What’s actually going on

If you’ve searched for product-related keywords in English recently, you’ve probably noticed: Google now shows a big AI-generated summary at the top of many search results. That summary answers the question right there. Users read it and move on.

The numbers tell the story. AI Overviews cut click-through rates on the first organic result by about 34.5% on average. Over 68% of Google searches now end with zero clicks.

Before you panic though: AI Overviews mostly appear on informational queries. Pure shopping searches trigger them only about 4% of the time. Someone searching “buy wireless earbuds” still gets the usual shopping ads and product listings. But “best wireless earbuds for running” — that’s where the AI summary shows up.

So your content pages (blog posts, buying guides, comparison articles) take the hit. Product pages are mostly fine for now.
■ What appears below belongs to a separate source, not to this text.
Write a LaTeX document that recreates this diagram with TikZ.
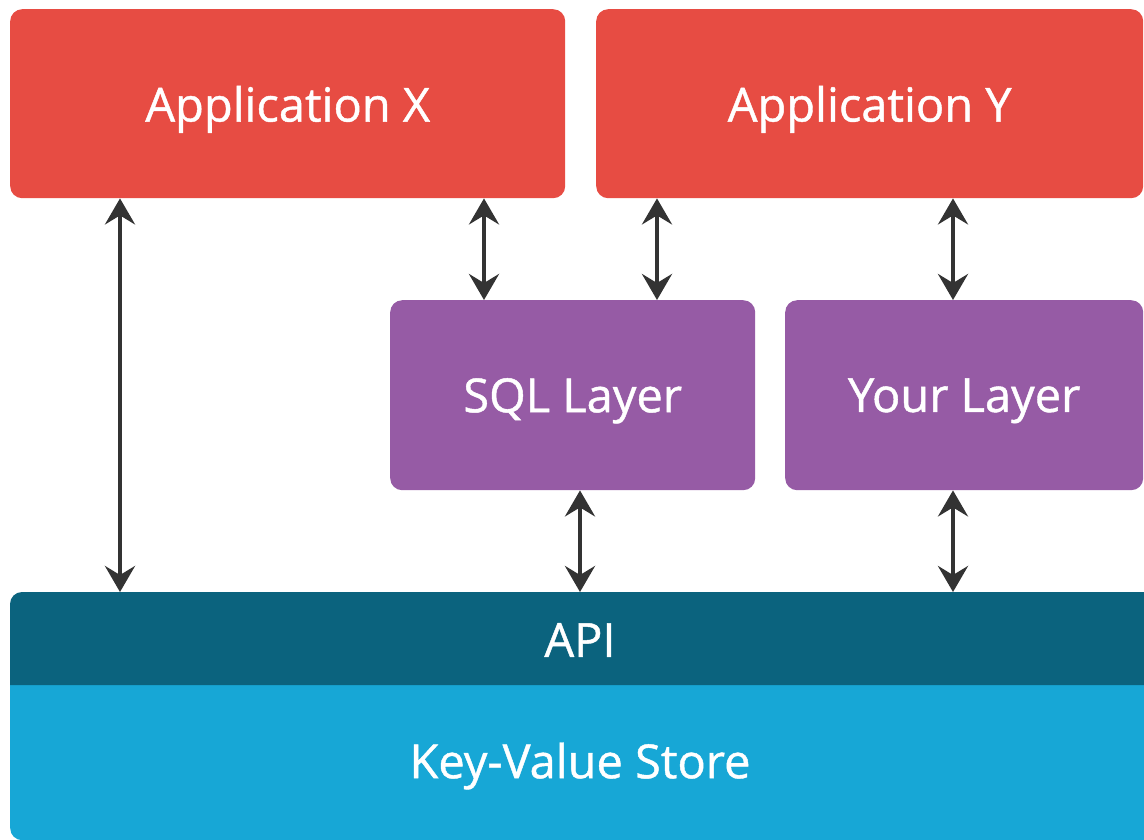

Make your content machine-readable

Google’s AI doesn’t understand your page the way a human does. It parses it. Big difference.

Say you wrote a headphone comparison with a nice image showing specs side by side. Looks great to humans. The AI can’t read text inside images. Switch to an HTML table, and suddenly the AI can pull data directly and cite your page.
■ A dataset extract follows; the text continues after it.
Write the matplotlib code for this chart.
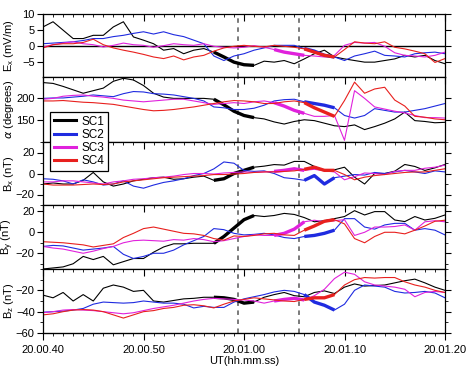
import numpy as np
import matplotlib
matplotlib.use('Agg')
import matplotlib.pyplot as plt
from matplotlib.ticker import MultipleLocator
from matplotlib.lines import Line2D

plt.rcParams['font.family'] = ['Liberation Sans', 'DejaVu Sans']
plt.rcParams['font.size'] = 8
plt.rcParams['mathtext.fontset'] = 'custom'
plt.rcParams['mathtext.rm'] = 'Liberation Sans'

# time axis: seconds after 20:00:40 UT, 1 s samples
t = np.arange(0, 41)

# Ex (mV/m)
ex_sc1 = [6.0, 7.6, 5.0, 2.4, 2.4, 3.4, 3.4, 6.0, 7.6, 2.9, 1.9, 0.8, -1.2, -0.7, -2.3, -1.2, -0.7,
          -1.8, -3.3, -4.9, -5.7, -5.9, -4.6, -4.9, -4.4, -5.4, -3.9, -2.3, -1.2, -3.3, -3.9,
          -4.4, -4.9, -4.9, -4.4, -3.9, -2.8, -3.3, -2.8, -4.4, -5.4]
ex_sc2 = [0.8, 1.0, 1.2, 1.4, 1.8, 2.4, 2.4, 3.0, 3.4, 4.0, 4.5, 3.8, 4.5, 3.6, 3.0, 1.9, 0.8,
          -3.0, -4.4, -3.0, -2.3, -1.2, -0.5, 0.3, 0.3, 0.3, -0.7, -1.5, -2.8, -3.3, -4.4,
          -3.0, -2.3, -1.5, -2.8, -3.0, -3.3, -2.3, -2.0, -1.8, -2.3]
ex_sc3 = [-0.2, 0.5, 1.0, 1.4, 0.8, 0.5, -0.2, 0.3, 1.0, 0.5, 0.3, -0.3, 0.2, 0.8, 0.5, 0.3, 0.8,
          0.0, -0.3, -0.5, -0.3, 0.2, -0.3, -1.0, -1.8, -2.3, -2.8, -3.0, -3.3, -2.8, 0.3,
          1.2, 1.0, 1.2, 0.0, -2.0, -2.8, -3.0, -3.3, -2.8, -1.8]
ex_sc4 = [-0.5, 0.5, 0.8, 0.8, 1.2, 2.2, 0.5, -0.5, -1.2, -1.8, -2.5, -3.3, -3.8, -3.0, -4.2, -3.3,
          -2.8, -1.5, -0.5, 0.0, 0.3, 0.0, -0.2, 0.3, 0.0, -0.3, -0.8, -1.8, -2.8, -3.3, -1.0,
          1.4, 1.0, 0.8, 1.4, -0.3, -0.8, -1.5, -2.3, -5.0, -3.8]

# alpha (degrees)
al_sc1 = [237, 235, 228, 220, 212, 218, 224, 240, 247, 243, 230, 212, 203, 200, 200, 200, 200,
          198, 185, 170, 160, 155, 152, 145, 140, 146, 150, 148, 142, 136, 134, 138, 127, 134,
          142, 152, 168, 148, 146, 143, 144]
al_sc2 = [200, 201, 201, 203, 205, 208, 206, 204, 211, 216, 215, 211, 210, 208, 204, 200, 194,
          180, 178, 174, 174, 177, 184, 194, 197, 198, 192, 188, 184, 178, 160, 154, 160, 176,
          172, 168, 168, 172, 176, 182, 188]
al_sc3 = [198, 200, 205, 207, 208, 205, 203, 200, 196, 194, 192, 194, 196, 198, 198, 194, 190,
          186, 188, 190, 188, 192, 194, 190, 182, 172, 165, 158, 158, 160, 102, 218, 200, 180,
          175, 170, 166, 160, 155, 155, 154]
al_sc4 = [194, 194, 195, 193, 191, 190, 188, 186, 182, 178, 174, 171, 172, 174, 177, 180, 184,
          188, 192, 195, 194, 192, 188, 188, 192, 194, 190, 178, 168, 158, 195, 238, 212, 222,
          226, 196, 182, 158, 156, 152, 150]

# Bx (nT)
bx_sc1 = [-10, -9, -10, -10, -6.5, 1.0, -8, -12, -10, -7, -5.5, -4, -3.5, -5.5, -5, -3.5, -2.5,
          -6.5, -5, 0, 3, 6, 7, 8.5, 8, 11.5, 11.5, 6.7, 3, 3.5, 6, -3.5, -10, 0, 0, 2.2, 8.6,
          6.7, 2.9, 5.4, 8.6]
bx_sc2 = [-5, -5.5, -7, -10, -6, -8, -11, -10, -7, -12, -14, -11, -8.5, -7, -5, -2, 0, 4.4, 11,
          9.8, 2.9, 2, 2.5, 0, -4, -5, -6.5, -2, -10, -4, -2.5, -1, -1.5, 1, 0, 1.5, 3, 1.5, 0,
          2.5, 1.5]
bx_sc3 = [-8, -8, -7, -7, -8, -9, -10, -8, -7, -5.5, -5, -4, -3.5, -2.5, -1, 0, 0, -0.5, 0.5, 1,
          1.5, 1, 1.5, 2, 3, 4.5, 3, 4, 2.5, 1.5, -6, -3, 0.5, 0, -1, 2, 3, 3, 5, 6, 8]
bx_sc4 = [-10, -11, -11, -11, -10.5, -10, -10.5, -10, -8, -7, -6, -5, -4, -3.5, -3, -2.5, -2, -1,
          -1, -0.5, 0, 1, 1.5, 1.5, 2, 2.5, 4, 6, 3, 3, -1, -6, -3.5, -2, -1, 0, 1, 1.5, 1.5, 3,
          4.5]

# By (nT)
by_sc1 = [-35, -34, -33, -30, -23, -26, -23, -31, -28, -25, -25, -19, -14, -11, -11, -10.5,
          -10.5, -10.5, -4, 4, 12, 16, 15, 16, 18, 17, 14, 10, 11, 13, 15, 20.6, 16.5, 19.7,
          19.7, 11.7, 10.2, 15, 11.7, 13.3, 16.5]
by_sc2 = [-13.5, -12.5, -13, -15, -17, -16, -15, -13.5, -21, -25, -23, -20, -20, -17, -12, -8,
          -4, 3.5, 2.5, -1, -2.5, -2, -1, -2.5, -5, -6, -4, -3, -1, 2, 13, 13, 5, 3, 7, 8.5,
          8.5, 2, 3.5, 2, -2.5]
by_sc3 = [-13.5, -15, -16, -18, -20, -18, -15.5, -13.5, -10, -8, -7.5, -8, -8.5, -7, -7.5, -6,
          -7, -9, -8, -6, -4, -2.5, -3, -3, -1, 3, 10, 11.5, 10, 11, 12, -3, 0, 5, 5, 5.5, 7, 2,
          10, 11, 10]
by_sc4 = [-9, -9.5, -10, -11, -12, -14, -12.5, -11, -5, -1, 3.5, 5, 3, 1, -1, -1.5, -3, -6, -7.5,
          -3.5, -4, -3, -1.5, -1, -2.5, -3, 2, 6, 10.5, 12, 8, -6, -10, -4, 0, 0, -1.5, 2, 6,
          10.5, 11.5]

# Bz (nT)
bz_sc1 = [-24.5, -27, -22, -30, -24, -30, -18, -15, -17, -21, -20, -30, -31, -29.5, -28, -27.5,
          -26.5, -26.5, -27, -28.5, -32, -31, -26.5, -24, -22, -25, -26, -22, -20.5, -23, -17,
          -14, -16, -15.5, -15, -13, -11, -9.5, -13, -17, -20]
bz_sc2 = [-40.5, -40, -39.5, -38.5, -37, -33, -31, -31.5, -32, -31.5, -30, -31, -32, -32, -33,
          -36.5, -35, -36, -36, -31, -28, -26, -24, -21.5, -20, -21, -24, -31, -34, -38.5, -33,
          -20, -15, -16, -17, -21, -22.5, -22, -21, -22.5, -27]
bz_sc3 = [-41, -40, -38.5, -38, -38.5, -39, -40, -41, -42, -41, -39, -37, -35.5, -34, -32, -30,
          -28.5, -27.5, -28, -28.5, -29, -30, -32, -30, -28.5, -27.5, -29, -25, -19, -9, -3, -5,
          -12, -15, -16, -17, -19, -26, -22, -21, -22]
bz_sc4 = [-43, -42, -40, -38.5, -38, -38.5, -40, -43, -46, -43, -40, -39, -37, -36, -34, -33.5,
          -34.5, -36.5, -33, -30, -28.5, -27, -28, -29, -30, -30.5, -28.5, -27, -27, -24, -15,
          -10, -8, -8.5, -8, -8, -12, -15, -17, -20, -22]

# thick (highlighted) time windows, s after 20:00:40
win_sc1 = (17, 21)
win_sc2 = (26, 29)
win_sc3 = (23, 26)
win_sc4 = (26, 29)

dash_t = [19.4, 25.5]
xtick_t = [0, 10, 20, 30, 40]
xtick_lab = ['20.00.40', '20.00.50', '20.01.00', '20.01.10', '20.01.20']

names = ['SC1', 'SC2', 'SC3', 'SC4']
colors = ['black', '#1f2be0', '#e021dc', '#e8201e']
wins = [win_sc1, win_sc2, win_sc3, win_sc4]

panels = [
    ([ex_sc1, ex_sc2, ex_sc3, ex_sc4], r'E$_\mathregular{x}$ (mV/m)', (-9.5, 10), [-5, 0, 5, 10], None),
    ([al_sc1, al_sc2, al_sc3, al_sc4], r'$\alpha$ (degrees)', (98, 250), [150, 200], None),
    ([bx_sc1, bx_sc2, bx_sc3, bx_sc4], r'B$_\mathregular{x}$ (nT)', (-30, 30), [-20, 0, 20], 10),
    ([by_sc1, by_sc2, by_sc3, by_sc4], r'B$_\mathregular{y}$ (nT)', (-35, 26), [-20, 0, 20], 10),
    ([bz_sc1, bz_sc2, bz_sc3, bz_sc4], r'B$_\mathregular{z}$ (nT)', (-60, 0), [-60, -40, -20], 10),
]

fig, axes = plt.subplots(5, 1, figsize=(4.67, 3.68), dpi=100, sharex=True,
                         gridspec_kw=dict(height_ratios=[63, 65, 63, 64, 64], hspace=0))
fig.subplots_adjust(left=43/467, right=445/467, top=1-14/368, bottom=1-333/368)

for ax, (series, ylab, ylim, yt, ymin) in zip(axes, panels):
    for y, c, w in zip(series, colors, wins):
        y = np.array(y, dtype=float)
        ax.plot(t, y, color=c, lw=0.8)
        m = (t >= w[0]) & (t <= w[1])
        ax.plot(t[m], y[m], color=c, lw=2.4, solid_capstyle='butt')
    for d in dash_t:
        ax.axvline(d, color='#707070', ls=(0, (2.5, 2.5)), lw=1.3, zorder=0)
    ax.set_xlim(0, 40)
    ax.set_ylim(*ylim)
    ax.set_yticks(yt)
    if ymin:
        ax.yaxis.set_minor_locator(MultipleLocator(ymin))
    ax.set_ylabel(ylab)
    ax.yaxis.set_label_coords(-0.068, 0.5)
    ax.tick_params(axis='y', which='both', direction='out', left=True, right=True, pad=2)
    ax.tick_params(axis='y', which='major', length=4)
    ax.tick_params(axis='y', which='minor', length=2.5)
    ax.set_xticks(xtick_t)
    ax.xaxis.set_minor_locator(MultipleLocator(1))
    ax.tick_params(axis='x', which='both', direction='in', top=True, bottom=False,
                   labelbottom=False, labeltop=False)
    ax.tick_params(axis='x', which='major', length=5)
    ax.tick_params(axis='x', which='minor', length=2.5)
    for s in ax.spines.values():
        s.set_linewidth(0.9)

axes[0].axhline(0, color='black', lw=1.0, zorder=1)

# bottom time axis with outward ticks
sec = axes[-1].secondary_xaxis('bottom')
sec.set_xticks(xtick_t)
sec.set_xticklabels(xtick_lab)
sec.xaxis.set_minor_locator(MultipleLocator(1))
sec.tick_params(axis='x', which='major', direction='out', length=5)
sec.tick_params(axis='x', which='minor', direction='out', length=2.5)
sec.set_xlabel('UT(hh.mm.ss)', labelpad=1)

handles = [Line2D([], [], color=c, lw=2.2) for c in colors]
leg = fig.legend(handles, names, loc='upper left', bbox_to_anchor=(50/467, 1-112/368),
                 borderaxespad=0, frameon=True, fancybox=False, edgecolor='black',
                 framealpha=1, handlelength=1.9, handletextpad=0.45, labelspacing=0.1,
                 borderpad=0.3, fontsize=8.5)
leg.get_frame().set_linewidth(0.9)
leg.set_zorder(10)

fig.savefig('out.png', dpi=100)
Things you can do this week: swap image-based comparison tables for real HTML tables. Answer the most likely user question within the first 500 words — don’t bury it under a long intro. Add FAQ schema for common questions. If you have how-to content, add HowTo schema.

None of this is new. But AI Overviews raised the priority on all of it.

Your product feed matters more than before

Your Google Merchant Center feed isn’t just for Shopping ads anymore. Google’s AI pulls data from it too.

Product titles should include the words people actually search for, not just your internal naming conventions. Descriptions should cover core benefits and use cases, not just specifications. Fill in every attribute field you can, especially size, material, and intended use. Aim for 95% or higher attribute completion.

If you’re on Shopify, check whether your feed plugin is syncing all fields. Many sellers are missing half their attributes without realizing it.

Brand authority got harder to fake

AI Overviews clearly favor sources with brand recognition when choosing what to cite. This is the same authority concept from traditional SEO, but the effect is more pronounced in AI search.

If your brand only exists on your own website, Google’s AI has little reason to trust you. You need presence elsewhere: mentions in industry publications, guest posts on relevant sites, real people discussing your products on social media.

Don’t ignore Google Business Profile either. Even for online-only businesses, a complete and current GBP profile adds to your brand signal.

Tracking what’s working

Once a week, search your top keywords in incognito mode from your target market’s location. Note which ones trigger AI Overviews and who gets cited in them.

In Google Search Console, watch for two changes: impressions dropping (AI Overviews may have pushed you down) and click-through rates falling (users are reading the AI summary instead of clicking). If impressions stay flat but CTR drops on a keyword, that’s likely an AI Overview effect.

Semrush and Ahrefs both have AI Overview tracking features for batch monitoring. If budget is tight, manually checking your top 20 keywords works fine.

This space is changing fast. But one thing seems clear: waiting and watching isn’t the best move.